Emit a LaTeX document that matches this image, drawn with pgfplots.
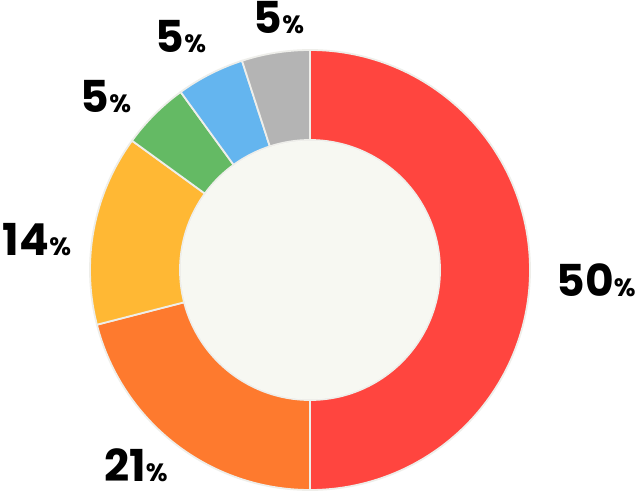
\documentclass[border=0pt]{standalone}
\usepackage{pgfplots}
\pgfplotsset{compat=1.18}
\usetikzlibrary{calc}
\usepackage{fontspec}
\setmainfont{Poppins}

\definecolor{cRed}{HTML}{FF453F}
\definecolor{cOrange}{HTML}{FE7A2E}
\definecolor{cYellow}{HTML}{FFB834}
\definecolor{cGreen}{HTML}{64BA64}
\definecolor{cBlue}{HTML}{64B5EF}
\definecolor{cGray}{HTML}{B4B4B4}
\definecolor{cInner}{HTML}{F7F8F2}
\definecolor{cEdge}{HTML}{EEEEEA}

% slice from #1 % to #2 % (clockwise from top), colour #3
\newcommand\slice[3]{%
  \filldraw[fill=#3, draw=cEdge, line width=0.9pt]
    ($(c)+({90-3.6*#1}:110pt)$) arc[start angle={90-3.6*#1}, end angle={90-3.6*#2}, radius=110pt]
    -- ($(c)+({90-3.6*#2}:65pt)$) arc[start angle={90-3.6*#2}, end angle={90-3.6*#1}, radius=65pt]
    -- cycle;}
\newcommand\pct[1]{{\bfseries\fontsize{22}{22}\selectfont #1\fontsize{12.5}{13}\selectfont\%}}

\begin{document}
\begin{tikzpicture}
\begin{axis}[
    x=0.5pt, y=0.5pt,
    xmin=0, xmax=636, ymin=0, ymax=493,
    hide axis, clip=false,
  ]
  \coordinate (ll) at (axis cs:0,0);
  \coordinate (ur) at (axis cs:636,493);
  \coordinate (c) at (axis cs:310,223);

  % shares: 50, 21, 14, 5, 5, 5
  \slice{0}{50}{cRed}
  \slice{50}{71}{cOrange}
  \slice{71}{85}{cYellow}
  \slice{85}{90}{cGreen}
  \slice{90}{95}{cBlue}
  \slice{95}{100}{cGray}
  \fill[cInner] (c) circle[radius=64.5pt];

  \node at (axis cs:596,213) {\pct{50}};
  \node at (axis cs:136,28) {\pct{21}};
  \node at (axis cs:37,253) {\pct{14}};
  \node at (axis cs:106,396) {\pct{5}};
  \node at (axis cs:181,456) {\pct{5}};
  \node at (axis cs:279,475) {\pct{5}};
\end{axis}
\pgfresetboundingbox
\useasboundingbox (ll) rectangle (ur);
\end{tikzpicture}
\end{document}
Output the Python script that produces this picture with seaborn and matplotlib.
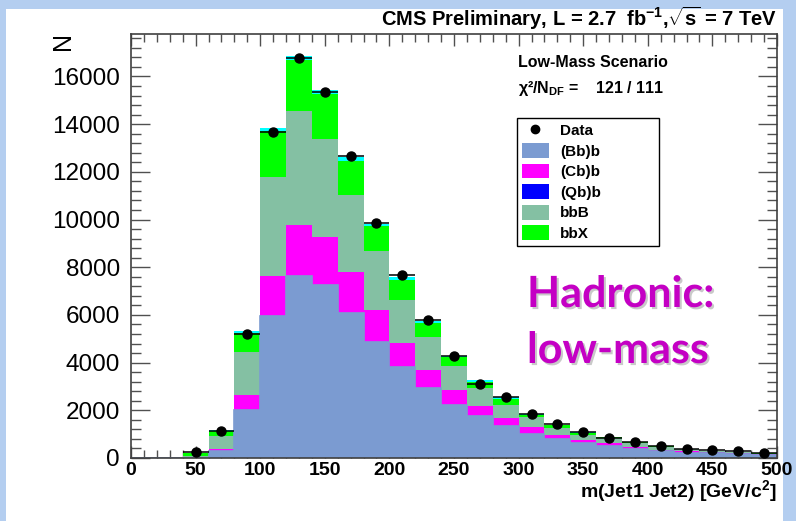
import numpy as np
import pandas as pd
import matplotlib
matplotlib.use("Agg")
import matplotlib.pyplot as plt
import matplotlib.patheffects as pe
from matplotlib.patches import Patch, Rectangle
from matplotlib.lines import Line2D
from matplotlib.ticker import MultipleLocator
import seaborn as sns

# Dijet mass histogram, 20 GeV bins from 0 to 500 GeV/c^2
bin_edges = np.arange(0, 520, 20)
bin_centers = bin_edges[:-1] + 10

data_counts = [0, 0, 235, 1145, 5199, 13669, 16784, 15346, 12646, 9853, 7657, 5786,
               4289, 3103, 2542, 1857, 1425, 1090, 839, 654, 486, 377, 319, 277, 210]
data_errors = [0, 0, 180, 60, 80, 120, 130, 125, 110, 100, 90, 75,
               65, 55, 50, 45, 40, 35, 30, 28, 25, 22, 150, 20, 18]

bb_b = [0, 0, 20, 306, 2025, 5937, 7614, 7237, 6080, 4847, 3816, 2935,
        2235, 1745, 1325, 1019, 809, 629, 516, 390, 293, 222, 193, 168, 138]
cb_b = [0, 0, 0, 84, 600, 1677, 2168, 2029, 1702, 1371, 1006, 767,
        600, 448, 352, 264, 168, 138, 113, 71, 55, 55, 42, 35, 30]
bbB = [0, 0, 60, 516, 1803, 4152, 4751, 4122, 3229, 2445, 1815, 1355,
       1006, 742, 558, 436, 281, 210, 200, 170, 110, 80, 55, 40, 20]
bbX = [0, 0, 120, 240, 813, 1957, 2167, 1874, 1454, 1048, 839, 603,
       394, 252, 252, 96, 109, 71, 40, 30, 25, 20, 10, 8, 5]
qb_b = [0, 0, 5, 40, 100, 113, 140, 151, 150, 113, 100, 80,
        50, 90, 60, 40, 30, 30, 20, 15, 10, 10, 6, 5, 5]

components = ["(Bb)b", "(Cb)b", "(Qb)b", "bbB", "bbX"]
component_counts = {"(Bb)b": bb_b, "(Cb)b": cb_b, "(Qb)b": qb_b, "bbB": bbB, "bbX": bbX}
legend_colors = {"(Bb)b": "#7B9BD1", "(Cb)b": "#FF00FF", "(Qb)b": "#0000FF",
                 "bbB": "#84C0A3", "bbX": "#00FF00"}
stack_colors = dict(legend_colors, **{"(Qb)b": "#00FFFF"})
# seaborn stacks the last hue level at the bottom
stack_order = ["(Qb)b", "bbX", "bbB", "(Cb)b", "(Bb)b"]

long_df = pd.DataFrame([
    {"mass": float(c), "count": float(v), "component": name}
    for name in components
    for c, v in zip(bin_centers, component_counts[name])
])

slide_blue = "#B4CEF0"
plt.rcParams.update({
    "font.family": ["Liberation Sans", "DejaVu Sans"],
    "mathtext.fontset": "custom",
    "mathtext.rm": "Liberation Sans:bold",
    "mathtext.it": "Liberation Sans:bold",
    "mathtext.bf": "Liberation Sans:bold",
})

fig = plt.figure(figsize=(7.96, 5.21), dpi=100, facecolor=slide_blue)
fig.patches.append(Rectangle((6 / 796, 0), 777 / 796, 512 / 521,
                             transform=fig.transFigure, facecolor="white",
                             edgecolor="none", zorder=-5))

ax = fig.add_axes([131 / 796, 1 - 458 / 521, 646 / 796, 424 / 521])
ax.set_zorder(1)
ax.set_facecolor("white")

sns.histplot(data=long_df, x="mass", weights="count", hue="component",
             hue_order=stack_order, palette=stack_colors, multiple="stack",
             binwidth=20, binrange=(0, 500), element="step", alpha=1,
             linewidth=0, legend=False, ax=ax)
ax.stairs(bb_b, bin_edges, color=legend_colors["(Bb)b"], lw=1.2, zorder=2)

counts = np.array(data_counts)
has_data = counts > 0
ax.errorbar(bin_centers[has_data], counts[has_data], xerr=10,
            yerr=np.array(data_errors)[has_data], fmt="o", color="black",
            ms=6.5, elinewidth=1.1, capsize=0, zorder=5)

ax.set_xlim(0, 500)
ax.set_ylim(0, 17780)
ax.set_xlabel("")
ax.set_ylabel("")
ax.set_axisbelow(True)

ax.xaxis.set_major_locator(MultipleLocator(50))
ax.xaxis.set_minor_locator(MultipleLocator(10))
ax.yaxis.set_major_locator(MultipleLocator(2000))
ax.yaxis.set_minor_locator(MultipleLocator(400))
ax.tick_params(which="both", direction="in", top=True, right=True,
               color="#505050", width=1.0)
ax.tick_params(axis="x", which="major", length=8.5, pad=3, labelsize=14)
ax.tick_params(axis="x", which="minor", length=5.5)
ax.tick_params(axis="y", which="major", length=14, pad=8, labelsize=17.5)
ax.tick_params(axis="y", which="minor", length=7)
for lab in ax.get_xticklabels():
    lab.set_fontweight("bold")
for side in ax.spines.values():
    side.set_color("#404040")
    side.set_linewidth(1.2)

# Axis titles and header in ROOT style
fig.text(777 / 796, 1 - 26 / 521,
         r"CMS Preliminary, L = 2.7  fb$^{-1}$,$\sqrt{s}$ = 7 TeV",
         ha="right", va="baseline", fontsize=14.5, fontweight="bold")
fig.text(777 / 796, 1 - 497 / 521, r"m(Jet1 Jet2) [GeV/c$^{2}$]",
         ha="right", va="baseline", fontsize=14, fontweight="bold")
fig.text(63 / 796, 1 - 41.5 / 521, "N", rotation=90, ha="center",
         va="center", fontsize=18)

fig.text(518 / 796, 1 - 67 / 521, "Low-Mass Scenario", ha="left",
         va="baseline", fontsize=11.5, fontweight="bold")
fig.text(518 / 796, 1 - 93 / 521, r"χ²/N$_{DF}$ =    121 / 111", ha="left",
         va="baseline", fontsize=11.5, fontweight="bold")

handles = [Line2D([], [], marker="o", color="black", ls="none", ms=6)]
handles += [Patch(facecolor=legend_colors[n], edgecolor="none") for n in components]
leg_x0 = (517 - 131) / 646
leg_top = (458 - 118) / 424
leg_w = (659 - 517) / 646
leg = ax.legend(handles, ["Data"] + components, loc="upper left", mode="expand",
                bbox_to_anchor=(leg_x0, leg_top - 0.3, leg_w, 0.3),
                borderaxespad=0, frameon=True, fancybox=False, framealpha=1,
                edgecolor="black", prop={"weight": "bold", "size": 11},
                handlelength=1.8, handleheight=1.1, labelspacing=0.33,
                borderpad=0.3, handletextpad=0.7)
leg.get_frame().set_linewidth(1.0)

shadow = [pe.withSimplePatchShadow(offset=(1.5, -1.5),
                                   shadow_rgbFace="#888888", alpha=0.45)]
for line, base in (("Hadronic:", 307), ("low-mass", 363)):
    fig.text(527 / 796, 1 - base / 521, line, ha="left", va="baseline",
             fontsize=31, fontweight="bold", family=["Lato", "DejaVu Sans"],
             color="#C400C4", path_effects=shadow, zorder=3)

fig.savefig("out.png", dpi=100, facecolor=fig.get_facecolor())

== == ==

▶ _Goal_
In the records above, find the line with "Output the Python" and the line with "import seaborn as sns", then restate word for word only those two lines and all lines between, omitting pictures.

▶ _Reply to the task_
Output the Python script that produces this picture with seaborn and matplotlib.
import numpy as np
import pandas as pd
import matplotlib
matplotlib.use("Agg")
import matplotlib.pyplot as plt
import matplotlib.patheffects as pe
from matplotlib.patches import Patch, Rectangle
from matplotlib.lines import Line2D
from matplotlib.ticker import MultipleLocator
import seaborn as sns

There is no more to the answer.